Este fin de semana si todo hubiera sido como el año pasado, habríamos despedido las fiestas de la Vírgen del Buen Viaje, con pena y cansancio. Habríamos comido puchero, ido a ver cómo embarcaban la Vírgen, oído los fuegos artificiales, visto a San Martín de Porres mientras se acercaba al pueblo… oído la verbena desde casa, escuchado las amanecidas de los verbeneros…
Pero ya saben que este año, pues la cosa no es lo que era.
Este año no dimos ni un beso, tampoco vimos a la Vírgen embarcarse ni a San Martín venir. No hubo verbenas, ni amanecidas, ni parrandas ni jolgorios.
Comimos puchero dos veces, eso sí.
Este año no vimos a los habituales que vienen de turisteo a MiNorte. Había gente, alguna, nada que ver con otros años, aunque mucha más de la que me esperaba. Muy poca mascarilla pese a que fuese obligatoria.
Lo único que permaneció igual este año fue la playa, las puestas de sol, y el viento. El viento imbatible e incansable que de alguna forma me ayuda a encontrar la constante. Las caminatas por los riscos, la tertulia en la sobremesa, y los croasanes para desayunar. El té después de la playa, y los quintillos antes de la cena.
Tengo un deseo profundo e intenso por recuperar lo que fue, sin embargo, la cordura me induce a acostumbrarme a lo que es hoy.

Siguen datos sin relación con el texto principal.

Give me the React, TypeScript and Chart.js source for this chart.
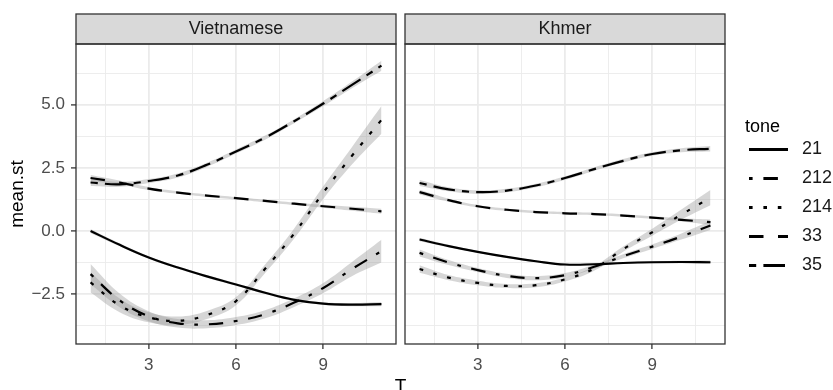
import React, { useEffect, useRef } from 'react';
import { Chart, registerables } from 'chart.js';
Chart.register(...registerables);

const FONT = "'Liberation Sans', Arial, Helvetica, sans-serif";

// ---- data ----
const T_VALUES = [1, 2, 3, 4, 5, 6, 7, 8, 9, 10, 11];
const TONES = ['21', '212', '214', '33', '35'];
const PANELS = ['Vietnamese', 'Khmer'];

// Vietnamese fitted means
const VIET_21 = [0.0, -0.55, -1.05, -1.45, -1.8, -2.12, -2.45, -2.73, -2.88, -2.92, -2.9];
const VIET_212 = [-1.71, -2.75, -3.38, -3.66, -3.7, -3.57, -3.3, -2.84, -2.26, -1.5, -0.8];
const VIET_214 = [-2.04, -2.95, -3.42, -3.56, -3.33, -2.78, -1.5, -0.1, 1.52, 3.0, 4.4];
const VIET_33 = [2.1, 1.92, 1.68, 1.52, 1.4, 1.3, 1.19, 1.08, 0.98, 0.88, 0.78];
const VIET_35 = [1.92, 1.85, 1.98, 2.2, 2.62, 3.15, 3.7, 4.35, 5.05, 5.8, 6.55];
// Vietnamese standard-error half widths
const VIET_21_SE = [0.08, 0.06, 0.05, 0.05, 0.05, 0.05, 0.05, 0.05, 0.05, 0.06, 0.08];
const VIET_212_SE = [0.4, 0.27, 0.2, 0.17, 0.16, 0.16, 0.16, 0.17, 0.2, 0.28, 0.45];
const VIET_214_SE = [0.4, 0.27, 0.2, 0.17, 0.16, 0.16, 0.17, 0.2, 0.25, 0.35, 0.55];
const VIET_33_SE = [0.12, 0.08, 0.06, 0.05, 0.05, 0.05, 0.05, 0.05, 0.06, 0.08, 0.1];
const VIET_35_SE = [0.14, 0.1, 0.08, 0.08, 0.08, 0.08, 0.08, 0.08, 0.1, 0.13, 0.2];

// Khmer fitted means
const KHMER_21 = [-0.34, -0.6, -0.83, -1.03, -1.2, -1.33, -1.32, -1.27, -1.24, -1.23, -1.24];
const KHMER_212 = [-0.87, -1.25, -1.55, -1.78, -1.87, -1.75, -1.42, -1.0, -0.62, -0.22, 0.22];
const KHMER_214 = [-1.51, -1.85, -2.06, -2.18, -2.15, -1.92, -1.49, -0.72, -0.05, 0.65, 1.32];
const KHMER_33 = [1.54, 1.22, 0.98, 0.84, 0.75, 0.7, 0.67, 0.61, 0.53, 0.44, 0.35];
const KHMER_35 = [1.9, 1.65, 1.54, 1.6, 1.8, 2.1, 2.45, 2.78, 3.05, 3.2, 3.26];
// Khmer standard-error half widths
const KHMER_21_SE = [0.07, 0.05, 0.04, 0.04, 0.04, 0.04, 0.04, 0.04, 0.04, 0.05, 0.07];
const KHMER_212_SE = [0.14, 0.1, 0.08, 0.08, 0.08, 0.08, 0.08, 0.08, 0.09, 0.12, 0.18];
const KHMER_214_SE = [0.15, 0.1, 0.09, 0.08, 0.08, 0.08, 0.09, 0.1, 0.14, 0.2, 0.3];
const KHMER_33_SE = [0.09, 0.06, 0.05, 0.05, 0.05, 0.05, 0.05, 0.05, 0.05, 0.06, 0.1];
const KHMER_35_SE = [0.12, 0.08, 0.07, 0.07, 0.07, 0.07, 0.07, 0.07, 0.07, 0.08, 0.11];

const X_TICKS = [1.5, 3, 4.5, 6, 7.5, 9, 10.5];
const X_MAJOR = [3, 6, 9];
const Y_TICKS = [-3.75, -2.5, -1.25, 0, 1.25, 2.5, 3.75, 5, 6.25];
const Y_MAJOR_LABELS: Record<string, string> = { '-2.5': '\u22122.5', '0': '0.0', '2.5': '2.5', '5': '5.0' };

const VIET_MEANS = [VIET_21, VIET_212, VIET_214, VIET_33, VIET_35];
const VIET_SES = [VIET_21_SE, VIET_212_SE, VIET_214_SE, VIET_33_SE, VIET_35_SE];
const KHMER_MEANS = [KHMER_21, KHMER_212, KHMER_214, KHMER_33, KHMER_35];
const KHMER_SES = [KHMER_21_SE, KHMER_212_SE, KHMER_214_SE, KHMER_33_SE, KHMER_35_SE];

// ---- styles ----
const DASHES: number[][] = [[], [3.6, 10.8, 14.5, 10.8], [3.6, 10.8], [14.5, 14.5], [7.2, 7.2, 21.6, 7.2]];
const LINE_W = 2.2;
const RIBBON = 'rgba(153,153,153,0.4)';
const GRID = '#ebebeb';
const DARK = '#333333';
const TICK_TEXT = '#4d4d4d';

function buildDatasets(means: number[][], ses: number[][]) {
  const ds: any[] = [];
  means.forEach((m, i) => {
    const s = ses[i];
    ds.push({
      label: TONES[i] + ' upper',
      data: T_VALUES.map((x, j) => ({ x, y: m[j] + s[j] })),
      borderWidth: 0, pointRadius: 0, tension: 0.4,
      fill: '+1', backgroundColor: RIBBON, borderColor: 'rgba(0,0,0,0)', order: 2,
    });
    ds.push({
      label: TONES[i] + ' lower',
      data: T_VALUES.map((x, j) => ({ x, y: m[j] - s[j] })),
      borderWidth: 0, pointRadius: 0, tension: 0.4,
      fill: false, borderColor: 'rgba(0,0,0,0)', order: 2,
    });
  });
  means.forEach((m, i) => {
    ds.push({
      label: TONES[i],
      data: T_VALUES.map((x, j) => ({ x, y: m[j] })),
      borderWidth: LINE_W, pointRadius: 0, tension: 0.4, fill: false,
      borderColor: '#000000', borderDash: DASHES[i], borderCapStyle: 'butt', order: 1,
    });
  });
  return ds;
}

const panelPlugin = (title: string) => ({
  id: 'panel_' + title,
  afterDraw(chart: any) {
    const { ctx, chartArea: a } = chart;
    ctx.save();
    ctx.fillStyle = '#d9d9d9';
    ctx.fillRect(a.left, a.top - 30, a.right - a.left, 30);
    ctx.strokeStyle = DARK;
    ctx.lineWidth = 1.3;
    ctx.strokeRect(a.left, a.top - 30, a.right - a.left, 30);
    ctx.fillStyle = '#1a1a1a';
    ctx.font = `18px ${FONT}`;
    ctx.textAlign = 'center';
    ctx.textBaseline = 'middle';
    ctx.fillText(title, (a.left + a.right) / 2, a.top - 15);
    ctx.strokeRect(a.left, a.top, a.right - a.left, a.bottom - a.top);
    ctx.restore();
  },
});

const legendPlugin = {
  id: 'toneLegend',
  afterDraw(chart: any) {
    const { ctx } = chart;
    ctx.save();
    ctx.fillStyle = '#000';
    ctx.font = `18px ${FONT}`;
    ctx.textAlign = 'left';
    ctx.textBaseline = 'middle';
    ctx.fillText('tone', 345, 127);
    const rows = [149.5, 178.5, 207.5, 236.5, 265.5];
    TONES.forEach((t, i) => {
      ctx.beginPath();
      ctx.setLineDash(DASHES[i]);
      ctx.lineWidth = LINE_W + 0.6;
      ctx.lineCap = 'butt';
      ctx.strokeStyle = '#000';
      ctx.moveTo(349, rows[i]);
      ctx.lineTo(388, rows[i]);
      ctx.stroke();
      ctx.setLineDash([]);
      ctx.fillStyle = '#1a1a1a';
      ctx.fillText(t, 402, rows[i]);
    });
    ctx.restore();
  },
};

function makeOptions(showY: boolean, padding: any) {
  return {
    responsive: false,
    animation: false,
    events: [],
    layout: { padding },
    plugins: { legend: { display: false }, tooltip: { enabled: false } },
    scales: {
      x: {
        type: 'linear', min: 0.5, max: 11.5,
        afterBuildTicks: (s: any) => { s.ticks = X_TICKS.map((v) => ({ value: v })); },
        afterFit: (s: any) => { s.height = 46; },
        border: { display: false },
        grid: {
          color: GRID,
          lineWidth: (c: any) => (X_MAJOR.includes(c.tick?.value) ? 1.8 : 0.9),
          tickColor: (c: any) => (X_MAJOR.includes(c.tick?.value) ? DARK : 'rgba(0,0,0,0)'),
          tickWidth: 1.3,
          tickLength: 5,
        },
        ticks: {
          autoSkip: false, maxRotation: 0, padding: 6, color: TICK_TEXT,
          font: { family: FONT, size: 17 },
          callback: (v: number) => (X_MAJOR.includes(v) ? String(v) : ''),
        },
      },
      y: {
        type: 'linear', min: -4.48, max: 7.41,
        afterBuildTicks: (s: any) => { s.ticks = Y_TICKS.map((v) => ({ value: v })); },
        afterFit: (s: any) => { s.width = showY ? 76 : 0; },
        border: { display: false },
        grid: {
          color: GRID,
          lineWidth: (c: any) => (Y_MAJOR_LABELS[String(c.tick?.value)] ? 1.8 : 0.9),
          tickColor: (c: any) => (showY && Y_MAJOR_LABELS[String(c.tick?.value)] ? DARK : 'rgba(0,0,0,0)'),
          tickWidth: 1.3,
          tickLength: 5,
          drawTicks: showY,
        },
        ticks: {
          display: showY, padding: 6, color: TICK_TEXT,
          font: { family: FONT, size: 17 },
          callback: (v: number) => Y_MAJOR_LABELS[String(v)] || '',
        },
        title: {
          display: showY, text: 'mean.st', color: '#000',
          font: { family: FONT, size: 19 }, padding: { top: 6, bottom: 0 },
        },
      },
    },
  };
}

export default function App() {
  const leftRef = useRef<HTMLCanvasElement>(null);
  const rightRef = useRef<HTMLCanvasElement>(null);

  useEffect(() => {
    const left = new Chart(leftRef.current as HTMLCanvasElement, {
      type: 'line',
      data: { datasets: buildDatasets(VIET_MEANS, VIET_SES) },
      options: makeOptions(true, { top: 44, left: 0, right: 4, bottom: 0 }) as any,
      plugins: [panelPlugin(PANELS[0])],
    });
    const right = new Chart(rightRef.current as HTMLCanvasElement, {
      type: 'line',
      data: { datasets: buildDatasets(KHMER_MEANS, KHMER_SES) },
      options: makeOptions(false, { top: 44, left: 5, right: 108, bottom: 0 }) as any,
      plugins: [panelPlugin(PANELS[1]), legendPlugin],
    });
    return () => { left.destroy(); right.destroy(); };
  }, []);

  return (
    <div style={{ position: 'fixed', left: 0, top: 0, width: 833, height: 390, overflow: 'hidden', background: '#fff' }}>
      <canvas ref={leftRef} width={400} height={390} style={{ position: 'absolute', left: 0, top: 0 }} />
      <canvas ref={rightRef} width={433} height={390} style={{ position: 'absolute', left: 400, top: 0 }} />
      <div style={{ position: 'absolute', left: 300, width: 201, top: 376, textAlign: 'center', fontFamily: FONT, fontSize: 19, lineHeight: '19px', color: '#000' }}>T</div>
    </div>
  );
}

De momento, estamos de vuelta. Instaladas y organizadas, con caras largas y pocas ganas de hacer cosas. Resignadas y envueltas en la incertidumbre de qué pasará con el curso. Todavía me niego a creer que no empiece el curso, sin embargo, la misma voz que me dice que me acostumbre a lo que es hoy nuestro día a día, me dice que vaya mirando el temario de cuarto de primaria, y que empiece a repasar lecciones.